▶ _Exercise details_
Copy everything in the listing below word for word, apart from any images.

▶ _Data segment_
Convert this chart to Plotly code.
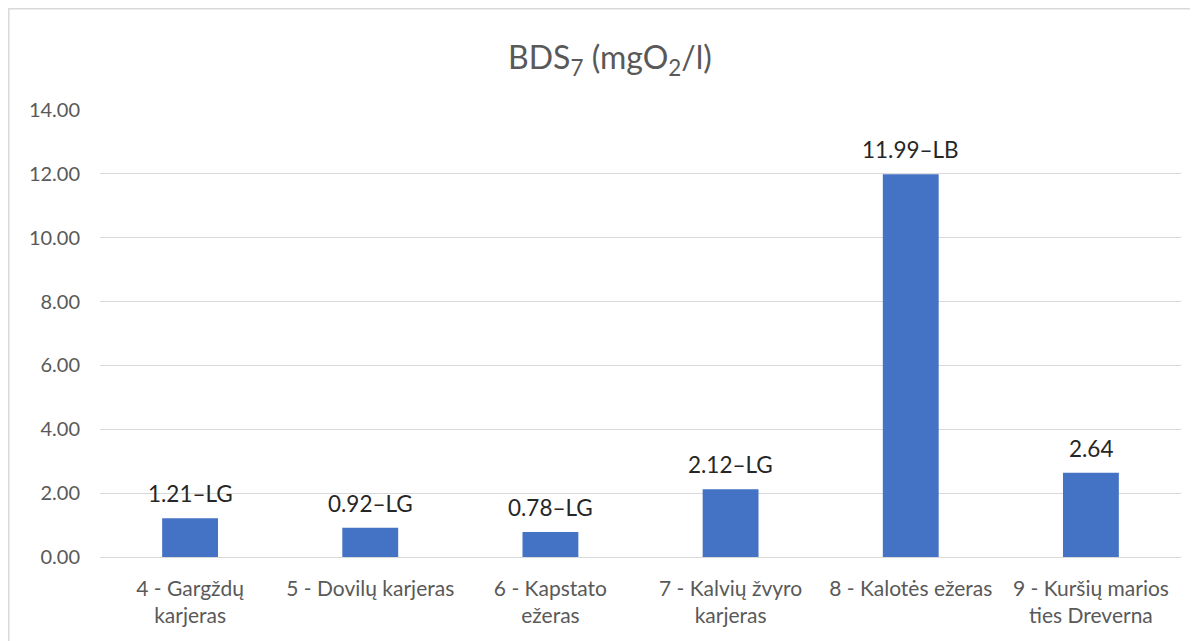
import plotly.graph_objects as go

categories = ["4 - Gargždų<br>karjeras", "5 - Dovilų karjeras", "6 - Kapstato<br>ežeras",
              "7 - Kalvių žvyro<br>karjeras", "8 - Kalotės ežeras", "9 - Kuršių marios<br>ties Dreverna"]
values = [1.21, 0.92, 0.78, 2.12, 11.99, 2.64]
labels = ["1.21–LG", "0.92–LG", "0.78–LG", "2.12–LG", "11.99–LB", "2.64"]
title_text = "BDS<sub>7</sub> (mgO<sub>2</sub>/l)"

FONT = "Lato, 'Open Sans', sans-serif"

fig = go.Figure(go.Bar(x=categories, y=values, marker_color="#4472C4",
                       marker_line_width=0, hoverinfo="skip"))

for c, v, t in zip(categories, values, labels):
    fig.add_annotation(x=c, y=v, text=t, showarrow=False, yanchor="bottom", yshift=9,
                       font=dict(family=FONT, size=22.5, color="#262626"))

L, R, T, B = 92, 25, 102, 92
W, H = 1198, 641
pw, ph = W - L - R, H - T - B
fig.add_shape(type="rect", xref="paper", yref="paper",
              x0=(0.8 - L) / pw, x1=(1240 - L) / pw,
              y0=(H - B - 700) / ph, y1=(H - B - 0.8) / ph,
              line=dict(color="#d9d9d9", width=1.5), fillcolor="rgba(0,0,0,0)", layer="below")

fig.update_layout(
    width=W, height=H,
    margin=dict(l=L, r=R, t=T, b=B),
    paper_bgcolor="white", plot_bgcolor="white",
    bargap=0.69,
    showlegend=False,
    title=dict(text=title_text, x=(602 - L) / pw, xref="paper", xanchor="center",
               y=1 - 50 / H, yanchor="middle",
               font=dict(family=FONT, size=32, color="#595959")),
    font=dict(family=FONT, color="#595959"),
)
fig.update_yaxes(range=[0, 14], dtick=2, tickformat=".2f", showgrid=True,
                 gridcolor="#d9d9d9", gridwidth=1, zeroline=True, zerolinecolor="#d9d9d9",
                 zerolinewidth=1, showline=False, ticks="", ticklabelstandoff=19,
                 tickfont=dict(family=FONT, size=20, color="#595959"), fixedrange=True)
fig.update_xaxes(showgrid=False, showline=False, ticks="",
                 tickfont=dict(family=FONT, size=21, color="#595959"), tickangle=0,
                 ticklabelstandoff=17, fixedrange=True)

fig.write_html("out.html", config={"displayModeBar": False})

▶ _Solution for this problem_
Convert this chart to Plotly code.
import plotly.graph_objects as go

categories = ["4 - Gargždų<br>karjeras", "5 - Dovilų karjeras", "6 - Kapstato<br>ežeras",
              "7 - Kalvių žvyro<br>karjeras", "8 - Kalotės ežeras", "9 - Kuršių marios<br>ties Dreverna"]
values = [1.21, 0.92, 0.78, 2.12, 11.99, 2.64]
labels = ["1.21–LG", "0.92–LG", "0.78–LG", "2.12–LG", "11.99–LB", "2.64"]
title_text = "BDS<sub>7</sub> (mgO<sub>2</sub>/l)"

FONT = "Lato, 'Open Sans', sans-serif"

fig = go.Figure(go.Bar(x=categories, y=values, marker_color="#4472C4",
                       marker_line_width=0, hoverinfo="skip"))

for c, v, t in zip(categories, values, labels):
    fig.add_annotation(x=c, y=v, text=t, showarrow=False, yanchor="bottom", yshift=9,
                       font=dict(family=FONT, size=22.5, color="#262626"))

L, R, T, B = 92, 25, 102, 92
W, H = 1198, 641
pw, ph = W - L - R, H - T - B
fig.add_shape(type="rect", xref="paper", yref="paper",
              x0=(0.8 - L) / pw, x1=(1240 - L) / pw,
              y0=(H - B - 700) / ph, y1=(H - B - 0.8) / ph,
              line=dict(color="#d9d9d9", width=1.5), fillcolor="rgba(0,0,0,0)", layer="below")

fig.update_layout(
    width=W, height=H,
    margin=dict(l=L, r=R, t=T, b=B),
    paper_bgcolor="white", plot_bgcolor="white",
    bargap=0.69,
    showlegend=False,
    title=dict(text=title_text, x=(602 - L) / pw, xref="paper", xanchor="center",
               y=1 - 50 / H, yanchor="middle",
               font=dict(family=FONT, size=32, color="#595959")),
    font=dict(family=FONT, color="#595959"),
)
fig.update_yaxes(range=[0, 14], dtick=2, tickformat=".2f", showgrid=True,
                 gridcolor="#d9d9d9", gridwidth=1, zeroline=True, zerolinecolor="#d9d9d9",
                 zerolinewidth=1, showline=False, ticks="", ticklabelstandoff=19,
                 tickfont=dict(family=FONT, size=20, color="#595959"), fixedrange=True)
fig.update_xaxes(showgrid=False, showline=False, ticks="",
                 tickfont=dict(family=FONT, size=21, color="#595959"), tickangle=0,
                 ticklabelstandoff=17, fixedrange=True)

fig.write_html("out.html", config={"displayModeBar": False})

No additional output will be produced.